[START OF Data lines]
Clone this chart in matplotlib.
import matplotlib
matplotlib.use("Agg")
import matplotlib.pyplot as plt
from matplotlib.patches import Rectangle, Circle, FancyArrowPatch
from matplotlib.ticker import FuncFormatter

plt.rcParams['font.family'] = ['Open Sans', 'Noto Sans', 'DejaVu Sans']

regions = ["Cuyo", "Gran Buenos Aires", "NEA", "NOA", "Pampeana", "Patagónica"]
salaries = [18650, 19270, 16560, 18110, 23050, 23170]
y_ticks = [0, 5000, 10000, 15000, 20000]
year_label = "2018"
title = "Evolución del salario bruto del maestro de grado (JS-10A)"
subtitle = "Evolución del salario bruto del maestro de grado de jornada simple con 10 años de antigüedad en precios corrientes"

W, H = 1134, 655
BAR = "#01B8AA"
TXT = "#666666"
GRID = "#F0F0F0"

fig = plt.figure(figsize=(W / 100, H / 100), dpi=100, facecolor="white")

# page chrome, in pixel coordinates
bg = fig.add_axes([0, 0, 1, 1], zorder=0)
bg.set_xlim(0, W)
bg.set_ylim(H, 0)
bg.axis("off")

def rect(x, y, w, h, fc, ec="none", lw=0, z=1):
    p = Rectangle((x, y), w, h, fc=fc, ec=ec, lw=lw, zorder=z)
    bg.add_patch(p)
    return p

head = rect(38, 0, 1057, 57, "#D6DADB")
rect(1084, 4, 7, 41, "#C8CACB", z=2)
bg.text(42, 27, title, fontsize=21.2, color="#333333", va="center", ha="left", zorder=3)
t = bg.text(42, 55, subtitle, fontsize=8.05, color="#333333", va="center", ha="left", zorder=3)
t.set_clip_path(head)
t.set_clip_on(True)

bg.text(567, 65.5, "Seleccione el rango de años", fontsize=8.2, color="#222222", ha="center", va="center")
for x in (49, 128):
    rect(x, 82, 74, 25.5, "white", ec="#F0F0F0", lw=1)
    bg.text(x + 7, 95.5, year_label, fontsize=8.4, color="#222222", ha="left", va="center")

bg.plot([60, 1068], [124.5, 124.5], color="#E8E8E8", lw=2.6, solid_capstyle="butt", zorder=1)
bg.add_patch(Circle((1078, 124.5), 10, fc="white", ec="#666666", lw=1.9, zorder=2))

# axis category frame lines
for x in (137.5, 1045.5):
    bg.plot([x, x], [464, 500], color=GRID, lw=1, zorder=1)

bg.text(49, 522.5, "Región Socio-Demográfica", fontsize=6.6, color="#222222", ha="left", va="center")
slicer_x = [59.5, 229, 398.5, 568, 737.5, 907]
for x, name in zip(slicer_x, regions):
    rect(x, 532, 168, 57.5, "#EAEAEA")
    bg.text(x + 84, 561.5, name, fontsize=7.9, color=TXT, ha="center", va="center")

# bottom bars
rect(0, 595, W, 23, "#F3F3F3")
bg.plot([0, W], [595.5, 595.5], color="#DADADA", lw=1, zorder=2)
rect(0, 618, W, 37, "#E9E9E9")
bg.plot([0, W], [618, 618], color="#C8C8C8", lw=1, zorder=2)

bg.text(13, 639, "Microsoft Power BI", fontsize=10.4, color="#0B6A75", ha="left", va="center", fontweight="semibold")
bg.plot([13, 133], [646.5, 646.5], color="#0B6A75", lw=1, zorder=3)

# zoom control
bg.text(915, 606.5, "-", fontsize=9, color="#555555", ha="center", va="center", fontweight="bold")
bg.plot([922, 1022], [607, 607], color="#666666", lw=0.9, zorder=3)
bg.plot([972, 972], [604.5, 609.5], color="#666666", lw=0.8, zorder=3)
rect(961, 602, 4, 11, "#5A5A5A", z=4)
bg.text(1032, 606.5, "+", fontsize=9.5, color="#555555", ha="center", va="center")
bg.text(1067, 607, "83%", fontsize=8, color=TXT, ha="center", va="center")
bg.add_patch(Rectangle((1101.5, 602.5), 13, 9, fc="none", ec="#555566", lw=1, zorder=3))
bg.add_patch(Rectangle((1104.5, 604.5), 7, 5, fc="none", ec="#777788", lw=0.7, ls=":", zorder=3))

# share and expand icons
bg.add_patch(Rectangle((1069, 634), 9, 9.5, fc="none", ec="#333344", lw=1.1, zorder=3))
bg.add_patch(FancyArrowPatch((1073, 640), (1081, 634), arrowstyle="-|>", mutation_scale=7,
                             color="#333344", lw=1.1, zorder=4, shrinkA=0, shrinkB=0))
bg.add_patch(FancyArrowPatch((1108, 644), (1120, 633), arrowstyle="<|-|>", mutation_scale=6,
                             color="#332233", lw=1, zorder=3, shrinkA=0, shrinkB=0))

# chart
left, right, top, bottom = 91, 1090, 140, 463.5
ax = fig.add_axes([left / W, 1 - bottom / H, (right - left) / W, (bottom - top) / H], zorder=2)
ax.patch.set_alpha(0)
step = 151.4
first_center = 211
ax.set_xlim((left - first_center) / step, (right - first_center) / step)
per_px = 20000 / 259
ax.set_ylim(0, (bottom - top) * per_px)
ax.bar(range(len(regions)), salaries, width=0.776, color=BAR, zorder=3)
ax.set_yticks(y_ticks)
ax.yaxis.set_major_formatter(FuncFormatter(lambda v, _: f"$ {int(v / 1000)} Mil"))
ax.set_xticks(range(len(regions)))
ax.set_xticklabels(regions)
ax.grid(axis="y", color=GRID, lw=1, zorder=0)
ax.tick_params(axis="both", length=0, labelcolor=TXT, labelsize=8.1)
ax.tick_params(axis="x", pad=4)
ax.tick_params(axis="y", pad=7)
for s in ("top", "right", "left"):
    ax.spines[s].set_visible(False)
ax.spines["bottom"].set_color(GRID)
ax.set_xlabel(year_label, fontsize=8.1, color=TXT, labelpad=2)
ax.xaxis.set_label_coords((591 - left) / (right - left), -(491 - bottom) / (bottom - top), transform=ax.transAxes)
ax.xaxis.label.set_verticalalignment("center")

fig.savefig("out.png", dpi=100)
[END OF Data lines]
[START OF Data lines]
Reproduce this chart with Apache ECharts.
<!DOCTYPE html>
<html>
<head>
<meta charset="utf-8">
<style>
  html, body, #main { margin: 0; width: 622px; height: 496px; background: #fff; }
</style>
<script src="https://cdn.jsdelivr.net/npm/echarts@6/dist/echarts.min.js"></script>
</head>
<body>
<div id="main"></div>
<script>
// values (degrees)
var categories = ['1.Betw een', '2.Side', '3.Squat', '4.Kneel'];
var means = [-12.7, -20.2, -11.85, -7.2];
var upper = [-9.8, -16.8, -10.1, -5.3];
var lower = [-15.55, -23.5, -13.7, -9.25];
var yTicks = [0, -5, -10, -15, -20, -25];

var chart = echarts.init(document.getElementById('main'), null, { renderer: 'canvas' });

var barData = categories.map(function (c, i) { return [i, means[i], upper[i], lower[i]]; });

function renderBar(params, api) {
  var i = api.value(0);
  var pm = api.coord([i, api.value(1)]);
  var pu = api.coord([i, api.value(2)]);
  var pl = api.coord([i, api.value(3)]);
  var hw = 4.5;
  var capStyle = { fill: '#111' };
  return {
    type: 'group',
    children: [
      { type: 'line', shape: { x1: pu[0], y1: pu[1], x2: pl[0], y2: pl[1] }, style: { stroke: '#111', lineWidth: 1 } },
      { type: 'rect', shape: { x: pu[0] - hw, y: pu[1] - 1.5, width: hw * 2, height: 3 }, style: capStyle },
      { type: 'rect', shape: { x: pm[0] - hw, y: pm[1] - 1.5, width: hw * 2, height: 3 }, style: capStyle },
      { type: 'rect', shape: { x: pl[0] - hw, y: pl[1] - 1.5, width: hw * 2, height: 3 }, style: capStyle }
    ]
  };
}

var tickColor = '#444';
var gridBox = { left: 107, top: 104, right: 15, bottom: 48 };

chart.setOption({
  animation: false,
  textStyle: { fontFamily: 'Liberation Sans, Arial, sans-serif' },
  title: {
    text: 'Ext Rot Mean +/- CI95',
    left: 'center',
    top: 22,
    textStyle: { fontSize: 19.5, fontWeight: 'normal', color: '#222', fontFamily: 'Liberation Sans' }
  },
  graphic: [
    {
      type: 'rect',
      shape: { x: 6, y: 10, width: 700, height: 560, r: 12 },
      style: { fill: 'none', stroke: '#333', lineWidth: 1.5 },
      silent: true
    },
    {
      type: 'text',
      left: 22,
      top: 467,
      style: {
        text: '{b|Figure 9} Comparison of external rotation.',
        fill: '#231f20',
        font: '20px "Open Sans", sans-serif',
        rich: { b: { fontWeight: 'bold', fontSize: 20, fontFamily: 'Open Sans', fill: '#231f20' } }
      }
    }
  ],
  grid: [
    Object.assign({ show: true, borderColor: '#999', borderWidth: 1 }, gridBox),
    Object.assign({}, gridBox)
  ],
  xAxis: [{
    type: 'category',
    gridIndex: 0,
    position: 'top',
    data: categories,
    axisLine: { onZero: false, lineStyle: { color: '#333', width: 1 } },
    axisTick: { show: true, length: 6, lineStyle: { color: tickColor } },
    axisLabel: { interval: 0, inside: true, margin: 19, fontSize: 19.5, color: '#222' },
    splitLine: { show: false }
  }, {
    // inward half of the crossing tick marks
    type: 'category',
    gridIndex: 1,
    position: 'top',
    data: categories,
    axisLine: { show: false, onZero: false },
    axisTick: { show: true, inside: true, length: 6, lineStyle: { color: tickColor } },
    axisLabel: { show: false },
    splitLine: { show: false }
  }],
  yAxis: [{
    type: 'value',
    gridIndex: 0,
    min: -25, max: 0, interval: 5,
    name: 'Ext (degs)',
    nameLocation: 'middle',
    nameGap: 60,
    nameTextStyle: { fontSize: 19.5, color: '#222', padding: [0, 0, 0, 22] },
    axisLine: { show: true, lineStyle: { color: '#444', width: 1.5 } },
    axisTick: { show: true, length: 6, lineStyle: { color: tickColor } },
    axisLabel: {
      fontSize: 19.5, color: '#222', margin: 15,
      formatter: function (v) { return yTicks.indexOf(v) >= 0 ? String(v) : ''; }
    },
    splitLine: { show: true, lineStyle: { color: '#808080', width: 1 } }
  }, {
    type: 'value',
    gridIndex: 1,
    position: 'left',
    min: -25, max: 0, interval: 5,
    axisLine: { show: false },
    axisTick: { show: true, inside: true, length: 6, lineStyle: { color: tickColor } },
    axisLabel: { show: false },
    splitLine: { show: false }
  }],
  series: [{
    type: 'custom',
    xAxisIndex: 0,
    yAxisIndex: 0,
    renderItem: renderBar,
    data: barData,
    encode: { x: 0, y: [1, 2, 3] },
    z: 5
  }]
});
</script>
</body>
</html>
[END OF Data lines]
### Challenge
Repeat the span of lines that opens with the line holding "Reproduce this chart with Apache ECharts." and closes with the line holding "var barData = categories.map(function", exactly as it stands.

### Solution
Reproduce this chart with Apache ECharts.
<!DOCTYPE html>
<html>
<head>
<meta charset="utf-8">
<style>
  html, body, #main { margin: 0; width: 622px; height: 496px; background: #fff; }
</style>
<script src="https://cdn.jsdelivr.net/npm/echarts@6/dist/echarts.min.js"></script>
</head>
<body>
<div id="main"></div>
<script>
// values (degrees)
var categories = ['1.Betw een', '2.Side', '3.Squat', '4.Kneel'];
var means = [-12.7, -20.2, -11.85, -7.2];
var upper = [-9.8, -16.8, -10.1, -5.3];
var lower = [-15.55, -23.5, -13.7, -9.25];
var yTicks = [0, -5, -10, -15, -20, -25];

var chart = echarts.init(document.getElementById('main'), null, { renderer: 'canvas' });

var barData = categories.map(function (c, i) { return [i, means[i], upper[i], lower[i]]; });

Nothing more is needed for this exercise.